# Aim of the task
Omit every picture and return the rest of the data unaltered.

# Dataset content
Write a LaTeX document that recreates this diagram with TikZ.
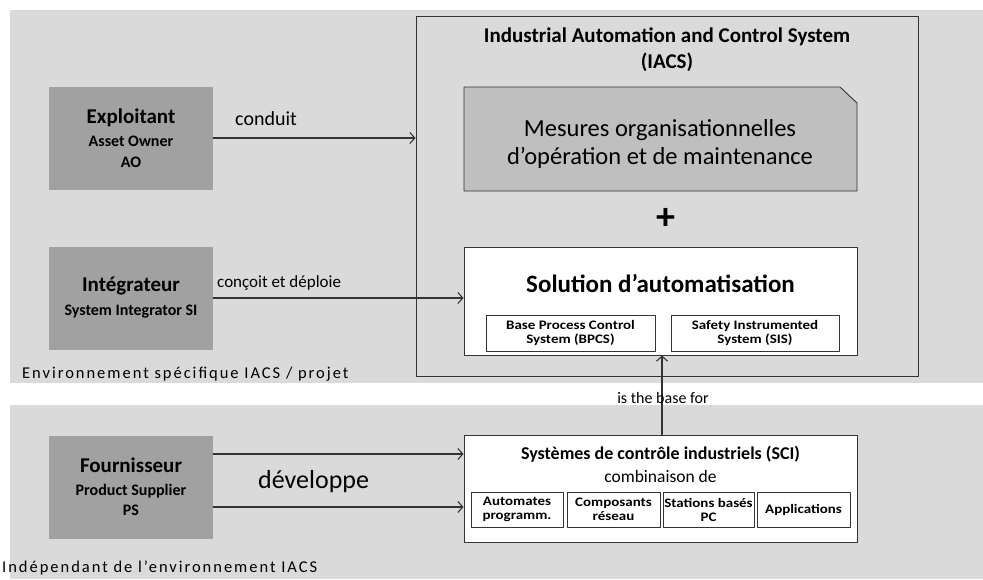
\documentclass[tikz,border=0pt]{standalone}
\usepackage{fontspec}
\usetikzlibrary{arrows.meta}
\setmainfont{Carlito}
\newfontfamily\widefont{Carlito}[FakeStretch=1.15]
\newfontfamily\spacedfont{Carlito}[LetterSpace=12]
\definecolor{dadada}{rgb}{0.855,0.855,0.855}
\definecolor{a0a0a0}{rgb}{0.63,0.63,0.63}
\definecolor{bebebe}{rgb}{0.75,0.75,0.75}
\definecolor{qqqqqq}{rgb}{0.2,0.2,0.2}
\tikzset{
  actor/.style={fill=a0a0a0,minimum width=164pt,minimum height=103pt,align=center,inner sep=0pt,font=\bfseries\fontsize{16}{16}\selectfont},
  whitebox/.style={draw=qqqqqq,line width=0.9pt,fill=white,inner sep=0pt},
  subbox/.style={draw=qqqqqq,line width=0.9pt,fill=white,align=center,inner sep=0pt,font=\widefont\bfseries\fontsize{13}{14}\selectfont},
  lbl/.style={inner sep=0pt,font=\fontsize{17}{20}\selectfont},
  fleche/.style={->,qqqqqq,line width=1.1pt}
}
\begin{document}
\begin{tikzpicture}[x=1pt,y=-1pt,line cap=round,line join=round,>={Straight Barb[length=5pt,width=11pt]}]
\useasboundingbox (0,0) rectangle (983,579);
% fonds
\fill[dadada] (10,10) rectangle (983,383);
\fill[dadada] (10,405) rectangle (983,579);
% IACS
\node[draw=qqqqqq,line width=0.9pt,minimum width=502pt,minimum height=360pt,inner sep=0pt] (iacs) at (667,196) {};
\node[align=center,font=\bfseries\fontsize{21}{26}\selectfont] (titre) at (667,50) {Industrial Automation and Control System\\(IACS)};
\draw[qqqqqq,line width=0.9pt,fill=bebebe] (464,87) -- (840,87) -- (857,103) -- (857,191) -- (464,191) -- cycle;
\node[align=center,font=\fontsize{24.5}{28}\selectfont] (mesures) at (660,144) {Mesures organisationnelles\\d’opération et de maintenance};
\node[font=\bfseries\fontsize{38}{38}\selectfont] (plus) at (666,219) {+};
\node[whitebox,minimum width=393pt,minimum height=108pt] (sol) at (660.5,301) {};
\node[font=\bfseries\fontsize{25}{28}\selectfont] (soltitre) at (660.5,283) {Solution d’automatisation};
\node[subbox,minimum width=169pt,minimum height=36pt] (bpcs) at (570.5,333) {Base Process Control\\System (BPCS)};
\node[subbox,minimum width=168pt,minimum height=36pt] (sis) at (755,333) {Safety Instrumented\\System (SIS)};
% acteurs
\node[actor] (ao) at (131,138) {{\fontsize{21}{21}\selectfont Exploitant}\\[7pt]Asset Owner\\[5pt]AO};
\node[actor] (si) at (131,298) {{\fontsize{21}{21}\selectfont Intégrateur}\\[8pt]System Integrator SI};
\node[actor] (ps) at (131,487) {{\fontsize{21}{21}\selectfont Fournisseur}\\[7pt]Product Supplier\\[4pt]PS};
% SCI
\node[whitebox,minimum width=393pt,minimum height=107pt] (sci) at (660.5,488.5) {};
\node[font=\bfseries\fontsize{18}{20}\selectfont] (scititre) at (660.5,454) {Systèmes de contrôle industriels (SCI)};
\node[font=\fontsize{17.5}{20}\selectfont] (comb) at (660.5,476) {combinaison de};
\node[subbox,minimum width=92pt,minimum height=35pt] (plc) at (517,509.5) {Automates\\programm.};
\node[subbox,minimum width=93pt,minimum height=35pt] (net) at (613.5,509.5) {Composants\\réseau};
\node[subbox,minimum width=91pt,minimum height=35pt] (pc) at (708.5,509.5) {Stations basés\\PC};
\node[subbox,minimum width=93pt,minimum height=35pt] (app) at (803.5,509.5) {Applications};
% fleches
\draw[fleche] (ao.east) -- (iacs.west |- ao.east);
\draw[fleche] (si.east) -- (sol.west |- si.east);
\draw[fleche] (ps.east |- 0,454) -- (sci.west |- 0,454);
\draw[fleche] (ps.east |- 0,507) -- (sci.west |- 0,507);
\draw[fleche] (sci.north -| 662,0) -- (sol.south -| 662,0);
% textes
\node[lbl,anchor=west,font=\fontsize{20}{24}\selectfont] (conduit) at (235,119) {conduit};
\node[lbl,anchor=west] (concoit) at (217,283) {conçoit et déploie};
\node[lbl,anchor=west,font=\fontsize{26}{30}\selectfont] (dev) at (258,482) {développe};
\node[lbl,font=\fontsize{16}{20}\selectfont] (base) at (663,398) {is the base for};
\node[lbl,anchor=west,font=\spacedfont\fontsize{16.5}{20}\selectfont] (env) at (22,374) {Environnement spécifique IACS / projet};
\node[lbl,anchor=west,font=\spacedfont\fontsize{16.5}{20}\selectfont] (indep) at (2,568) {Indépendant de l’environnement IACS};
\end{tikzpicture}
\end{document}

# Expected answer
Write a LaTeX document that recreates this diagram with TikZ.
\documentclass[tikz,border=0pt]{standalone}
\usepackage{fontspec}
\usetikzlibrary{arrows.meta}
\setmainfont{Carlito}
\newfontfamily\widefont{Carlito}[FakeStretch=1.15]
\newfontfamily\spacedfont{Carlito}[LetterSpace=12]
\definecolor{dadada}{rgb}{0.855,0.855,0.855}
\definecolor{a0a0a0}{rgb}{0.63,0.63,0.63}
\definecolor{bebebe}{rgb}{0.75,0.75,0.75}
\definecolor{qqqqqq}{rgb}{0.2,0.2,0.2}
\tikzset{
  actor/.style={fill=a0a0a0,minimum width=164pt,minimum height=103pt,align=center,inner sep=0pt,font=\bfseries\fontsize{16}{16}\selectfont},
  whitebox/.style={draw=qqqqqq,line width=0.9pt,fill=white,inner sep=0pt},
  subbox/.style={draw=qqqqqq,line width=0.9pt,fill=white,align=center,inner sep=0pt,font=\widefont\bfseries\fontsize{13}{14}\selectfont},
  lbl/.style={inner sep=0pt,font=\fontsize{17}{20}\selectfont},
  fleche/.style={->,qqqqqq,line width=1.1pt}
}
\begin{document}
\begin{tikzpicture}[x=1pt,y=-1pt,line cap=round,line join=round,>={Straight Barb[length=5pt,width=11pt]}]
\useasboundingbox (0,0) rectangle (983,579);
% fonds
\fill[dadada] (10,10) rectangle (983,383);
\fill[dadada] (10,405) rectangle (983,579);
% IACS
\node[draw=qqqqqq,line width=0.9pt,minimum width=502pt,minimum height=360pt,inner sep=0pt] (iacs) at (667,196) {};
\node[align=center,font=\bfseries\fontsize{21}{26}\selectfont] (titre) at (667,50) {Industrial Automation and Control System\\(IACS)};
\draw[qqqqqq,line width=0.9pt,fill=bebebe] (464,87) -- (840,87) -- (857,103) -- (857,191) -- (464,191) -- cycle;
\node[align=center,font=\fontsize{24.5}{28}\selectfont] (mesures) at (660,144) {Mesures organisationnelles\\d’opération et de maintenance};
\node[font=\bfseries\fontsize{38}{38}\selectfont] (plus) at (666,219) {+};
\node[whitebox,minimum width=393pt,minimum height=108pt] (sol) at (660.5,301) {};
\node[font=\bfseries\fontsize{25}{28}\selectfont] (soltitre) at (660.5,283) {Solution d’automatisation};
\node[subbox,minimum width=169pt,minimum height=36pt] (bpcs) at (570.5,333) {Base Process Control\\System (BPCS)};
\node[subbox,minimum width=168pt,minimum height=36pt] (sis) at (755,333) {Safety Instrumented\\System (SIS)};
% acteurs
\node[actor] (ao) at (131,138) {{\fontsize{21}{21}\selectfont Exploitant}\\[7pt]Asset Owner\\[5pt]AO};
\node[actor] (si) at (131,298) {{\fontsize{21}{21}\selectfont Intégrateur}\\[8pt]System Integrator SI};
\node[actor] (ps) at (131,487) {{\fontsize{21}{21}\selectfont Fournisseur}\\[7pt]Product Supplier\\[4pt]PS};
% SCI
\node[whitebox,minimum width=393pt,minimum height=107pt] (sci) at (660.5,488.5) {};
\node[font=\bfseries\fontsize{18}{20}\selectfont] (scititre) at (660.5,454) {Systèmes de contrôle industriels (SCI)};
\node[font=\fontsize{17.5}{20}\selectfont] (comb) at (660.5,476) {combinaison de};
\node[subbox,minimum width=92pt,minimum height=35pt] (plc) at (517,509.5) {Automates\\programm.};
\node[subbox,minimum width=93pt,minimum height=35pt] (net) at (613.5,509.5) {Composants\\réseau};
\node[subbox,minimum width=91pt,minimum height=35pt] (pc) at (708.5,509.5) {Stations basés\\PC};
\node[subbox,minimum width=93pt,minimum height=35pt] (app) at (803.5,509.5) {Applications};
% fleches
\draw[fleche] (ao.east) -- (iacs.west |- ao.east);
\draw[fleche] (si.east) -- (sol.west |- si.east);
\draw[fleche] (ps.east |- 0,454) -- (sci.west |- 0,454);
\draw[fleche] (ps.east |- 0,507) -- (sci.west |- 0,507);
\draw[fleche] (sci.north -| 662,0) -- (sol.south -| 662,0);
% textes
\node[lbl,anchor=west,font=\fontsize{20}{24}\selectfont] (conduit) at (235,119) {conduit};
\node[lbl,anchor=west] (concoit) at (217,283) {conçoit et déploie};
\node[lbl,anchor=west,font=\fontsize{26}{30}\selectfont] (dev) at (258,482) {développe};
\node[lbl,font=\fontsize{16}{20}\selectfont] (base) at (663,398) {is the base for};
\node[lbl,anchor=west,font=\spacedfont\fontsize{16.5}{20}\selectfont] (env) at (22,374) {Environnement spécifique IACS / projet};
\node[lbl,anchor=west,font=\spacedfont\fontsize{16.5}{20}\selectfont] (indep) at (2,568) {Indépendant de l’environnement IACS};
\end{tikzpicture}
\end{document}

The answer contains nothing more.